Voltage vs. power consumption
The power consumption was steadily dropping as the battery voltage got lower. The difference between power consumption at the beginning and at the end was ~11%, which is significant. This is explainable by the phone's use of linear voltage regulators, that have worsening efficiency whith rising difference between the input and output voltages.
Voltage vs. charge/discharge current
This shows that the dicharge cycle took 12h and the charge cycle took 4.7h at 0.25C. At 0.5C (fast charge), the charge time should be around 2.5h. Though it's not recommended to use the fast charge all the time, as it decreases the battery's life expectancy.
Voltage vs. OCV reported by PMIC vs. OCV calculated from the current load
I took the RDC (internal resistance of the battery) as reported by PMIC and calculated OCV voltage using the current and the voltage under load. The results match the reported OCV voltage by the PMIC. This shows that PMIC does the same. The current OCV voltage is not measured by PMIC, it's just calculated.

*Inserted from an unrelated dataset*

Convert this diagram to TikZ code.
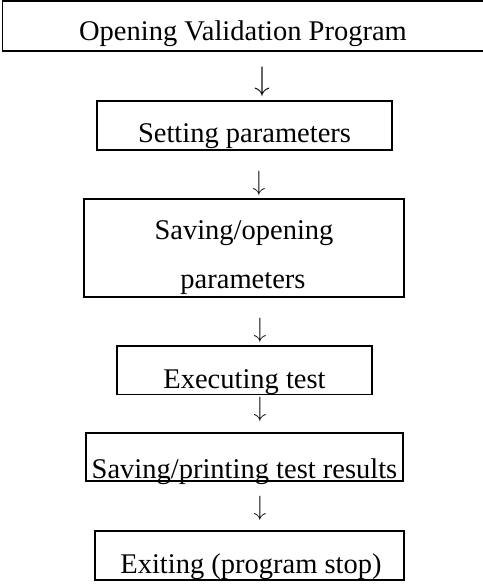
\documentclass[tikz,border=0pt]{standalone}
\usepackage{fontspec}
\setmainfont{Liberation Serif}
\newfontfamily\arrowfont{Latin Modern Roman}
\begin{document}
\begin{tikzpicture}[x=1bp,y=-1bp,
  stepbox/.style={draw=black,line width=1.7bp,rectangle},
  lbl/.style={inner sep=0pt,anchor=base,font=\fontsize{28.5bp}{34bp}\selectfont},
  arr/.style={inner sep=0pt,font=\arrowfont\fontsize{28bp}{32bp}\selectfont}]
\useasboundingbox (0,0) rectangle (483,584);
% boxes
\draw[stepbox] (2.5,1) rectangle (488,51) coordinate (b1se);
\coordinate (b1) at (243,26);
\node[stepbox,minimum width=295bp,minimum height=49bp] (b2) at (244.5,125.5) {};
\node[stepbox,minimum width=320bp,minimum height=98bp] (b3) at (244,248) {};
\node[stepbox,minimum width=255bp,minimum height=48.5bp] (b4) at (244.5,370.25) {};
\node[stepbox,minimum width=317bp,minimum height=48bp] (b5) at (244.5,457) {};
\node[stepbox,minimum width=309bp,minimum height=49bp] (b6) at (249.5,555.5) {};
% texts
\node[lbl] (t1) at (243,40.5) {Opening Validation Program};
\node[lbl] (t2) at (244.5,143) {Setting parameters};
\node[lbl] (t3a) at (244,239) {Saving/opening};
\node[lbl] (t3b) at (243,288) {parameters};
\node[lbl] (t4) at (244.5,388) {Executing test};
\node[lbl] (t5) at (244.5,478) {Saving/printing test results};
\node[lbl] (t6) at (251,573) {Exiting (program stop)};
% arrows (text glyphs, as in the reference)
\node[arr,font=\arrowfont\fontsize{34bp}{38bp}\selectfont] (a1) at (262,81.5) {↓};
\node[arr] (a2) at (259,183.5) {↓};
\node[arr] (a3) at (260,330.5) {↓};
\node[arr] (a4) at (260,409) {↓};
\node[arr] (a5) at (260,508.5) {↓};
\end{tikzpicture}
\end{document}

Improved capacity reporting
Based on the raw data, I've calculated that the battery has the total capacity of 12Wh, by summing up work done by the battery for each 1 minute measurement interval of the discharge cycle.
To improve the
percentual capacity reporting in Linux, I've created a OCV/capacity table and
patched the axp20x-battery.c driver to report capacity based on
detailed OCV/capacity curve that can be put into the device tree. This uses much
more data points than the PMICs internal OCV table, and will eventually also
allow for specifying multiple OCV/capacity curves for various battery
temperatures.
- power: supply: axp20×_battery: Add support for reporting OCV/capacity
- arm64: dts: pinephone: Add detailed OCV to capactiy conversion table
To support charging to 4.35V, I've patched the driver to allow to set the higher charge termination voltage via sysfs:
Some considerations when charging to 4.35V
Modem's recommended maximum Vbat voltage is 4.3V. Absolute maximum is 4.7V. At the end of the charging cycle, the modem voltage may exceed the recommended maximum voltage by ~50–75mV for a brief period of time (eg. ~1h). This will happen especially if modem is in low power state, otherwise various losses on the PCB traces and power switch would contribute to modem seeing a lower than Vbat voltage.
Personally, I'm not worried. But it's your decision to make whether you want to charge to 4.35V or not.